Les Mémoires de Lénine de Maxime Gorki en sont un exemple célèbre. Lénine a dit : « Je ne connais rien de plus grand que l’Appassionata [de Beethoven] ; j’aimerais l’écouter tous les jours. C’est une musique merveilleuse, surhumaine. Je pense toujours avec fierté – c’est peut-être naïf de ma part – aux merveilles que l’être humain peut faire ! Mais je ne peux pas écouter souvent de la musique, cela m’affecte les nerfs, me donne envie de dire des mots doux et de caresser la tête des gens qui, vivant dans un tel enfer, peuvent créer une telle beauté. Aujourd’hui, il faut les frapper sur la tête, sans pitié, pour qu’ils aillent à la révolution. »
En bref, pour être un meurtrier de masse, Lénine a dû renoncer à – supprimer – la beauté de la musique, la musique en lui-même, car elle le rendait compatissant, mais ses machinations politiques exigeaient une efficacité et une cruauté impitoyables. Il a dû supprimer la poésie qui est partout, car l’univers signifie « uni » (un) et « vers » (chant ou poème).

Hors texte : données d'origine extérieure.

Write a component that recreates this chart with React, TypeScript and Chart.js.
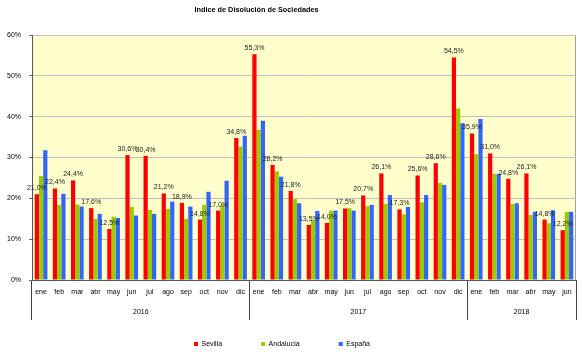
import React, { useEffect, useRef } from 'react';
import { Chart, registerables } from 'chart.js';

Chart.register(...registerables);

const FONT = 'Liberation Sans';

const chartTitle = 'Indice de Disolución de Sociedades';
const months = ['ene', 'feb', 'mar', 'abr', 'may', 'jun', 'jul', 'ago', 'sep', 'oct', 'nov', 'dic'];
const years = ['2016', '2017', '2018'];
const yearCounts = [12, 12, 6];
const categories = years.flatMap((_, i) => months.slice(0, yearCounts[i]));

const sevilla = [21.0, 22.4, 24.4, 17.6, 12.5, 30.6, 30.4, 21.2, 18.9, 14.8, 17.0, 34.8,
  55.3, 28.2, 21.8, 13.5, 14.0, 17.5, 20.7, 26.1, 17.3, 25.6, 28.6, 54.5,
  35.9, 31.0, 24.8, 26.1, 14.8, 12.2];
const andalucia = [25.5, 18.4, 18.5, 15.0, 15.5, 17.9, 17.2, 17.4, 15.0, 18.4, 18.4, 32.7,
  36.8, 26.6, 19.8, 14.7, 17.0, 17.6, 18.1, 18.6, 16.1, 19.0, 23.8, 42.0,
  30.8, 26.0, 18.6, 15.9, 13.9, 16.7];
const espana = [31.8, 21.1, 18.0, 16.2, 15.2, 15.8, 16.2, 19.2, 18.0, 21.6, 24.3, 35.3,
  39.0, 25.3, 18.8, 16.9, 17.0, 17.0, 18.4, 20.8, 17.9, 20.8, 23.3, 38.4,
  39.4, 26.0, 18.8, 16.7, 17.1, 16.7];

const yMin = 0;
const yMax = 60;
const yStep = 10;

const seriesNames = ['Sevilla', 'Andalucía', 'España'];
const seriesColors = ['#FF0000', '#99CC00', '#3366FF'];

// year label centres (category index units)
const yearStarts = yearCounts.map((_, i) => yearCounts.slice(0, i).reduce((a, b) => a + b, 0));
const yearCenters = yearStarts.map((s, i) => s + yearCounts[i] / 2);

const bgPlugin = {
  id: 'bgPlugin',
  beforeDraw(chart: any) {
    const { ctx, chartArea: a } = chart;
    ctx.save();
    ctx.fillStyle = '#FFFFCC';
    ctx.fillRect(a.left, a.top, a.width, a.height);
    ctx.strokeStyle = '#a0a0a0';
    ctx.lineWidth = 1;
    ctx.beginPath();
    ctx.moveTo(Math.round(a.right) - 0.5, a.top);
    ctx.lineTo(Math.round(a.right) - 0.5, a.bottom);
    ctx.stroke();
    ctx.restore();
  },
  afterDraw(chart: any) {
    const { ctx } = chart;
    ctx.save();
    ctx.font = `bold 7.3px "${FONT}"`;
    ctx.fillStyle = '#000';
    ctx.textAlign = 'center';
    ctx.textBaseline = 'middle';
    ctx.fillText(chartTitle, 256.5, 9.5);
    ctx.restore();
  },
};

const labelPlugin = {
  id: 'labelPlugin',
  afterDatasetsDraw(chart: any) {
    const { ctx } = chart;
    const meta = chart.getDatasetMeta(0);
    ctx.save();
    ctx.font = `7px "${FONT}"`;
    ctx.fillStyle = '#222';
    ctx.textAlign = 'center';
    ctx.textBaseline = 'middle';
    meta.data.forEach((bar: any, i: number) => {
      const v = sevilla[i];
      ctx.fillText(v.toFixed(1).replace('.', ',') + '%', bar.x, bar.y - 6);
    });
    ctx.restore();
  },
};

export default function App() {
  const ref = useRef<HTMLCanvasElement | null>(null);

  useEffect(() => {
    if (!ref.current) return;
    Chart.defaults.font.family = FONT;
    Chart.defaults.font.size = 7;
    Chart.defaults.color = '#000';

    const datasets = [sevilla, andalucia, espana].map((d, i) => ({
      label: seriesNames[i],
      data: d,
      backgroundColor: seriesColors[i],
      borderWidth: 0,
      categoryPercentage: 0.7,
      barPercentage: 1.0,
      xAxisID: 'x',
      yAxisID: 'y',
    }));

    const chart = new Chart(ref.current, {
      type: 'bar',
      data: { labels: categories, datasets },
      plugins: [bgPlugin, labelPlugin],
      options: {
        animation: false,
        responsive: false,
        devicePixelRatio: 1,
        layout: { padding: { left: -12, right: 6, top: 35, bottom: -3.5 } },
        plugins: {
          title: { display: false },
          legend: {
            display: true,
            position: 'bottom',
            labels: {
              boxWidth: 4,
              boxHeight: 4,
              padding: 39,
              font: { family: FONT, size: 7 },
              color: '#000',
            },
          },
          tooltip: { enabled: false },
        },
        scales: {
          x: {
            type: 'category',
            position: 'bottom',
            offset: true,
            grid: {
              display: true,
              offset: true,
              drawOnChartArea: false,
              drawTicks: true,
              tickLength: 40,
              color: (ctx: any) =>
                ctx.index === undefined || ctx.index % 12 === 0 ? '#444' : 'rgba(0,0,0,0)',
            },
            border: { display: true, color: '#555' },
            ticks: {
              autoSkip: false,
              maxRotation: 0,
              padding: -32.5,
              font: { family: FONT, size: 7 },
              color: '#000',
            },
            afterFit: (s: any) => {
              s.height = 21.5;
            },
          },
          x2: {
            type: 'linear',
            position: 'bottom',
            min: 0,
            max: categories.length,
            offset: false,
            grid: { display: false },
            border: { display: false },
            afterBuildTicks: (s: any) => {
              s.ticks = yearCenters.map((v) => ({ value: v }));
            },
            ticks: {
              autoSkip: false,
              maxRotation: 0,
              mirror: true,
              padding: -14.4,
              font: { family: FONT, size: 7 },
              color: '#000',
              callback: (_v: any, i: number) => years[i],
            },
            afterFit: (s: any) => {
              s.height = 0;
            },
          },
          y: {
            type: 'linear',
            min: yMin,
            max: yMax,
            position: 'left',
            grid: {
              color: '#c0c0c0',
              tickColor: '#666',
              tickLength: 3,
              drawTicks: true,
            },
            border: { display: true, color: '#555' },
            ticks: {
              stepSize: yStep,
              padding: 8,
              font: { family: FONT, size: 7 },
              color: '#000',
              callback: (v: any) => v + '%',
            },
            afterFit: (s: any) => {
              s.width = 44;
            },
          },
        },
      } as any,
    });
    return () => chart.destroy();
  }, []);

  return (
    <div style={{ position: 'fixed', left: 0, top: 0, width: 582, height: 354, background: '#fff' }}>
      <canvas ref={ref} width={582} height={354} style={{ display: 'block' }} />
    </div>
  );
}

À l’autre bout du spectre, Abraham Lincoln trouvait dans la poésie un réconfort et une libération émotionnelle, en particulier dans les moments difficiles. L’un de ses poètes préférés était William Knox, dont le poème mélancolique Oh, Why Should the Spirit of Mortal Be Proud (Pourquoi l’esprit d’un mortel devrait-il être fier ?) a touché une corde sensible en lui. Abraham Lincoln le récitait fréquemment à ses amis et à sa famille. Il y trouvait une réflexion poignante sur la mortalité et la nature éphémère de la vie. Ces thèmes trouvent un écho particulier à la lumière de la guerre de Sécession et des tragédies personnelles qu’il a endurées. En bref, la poésie le renforçait.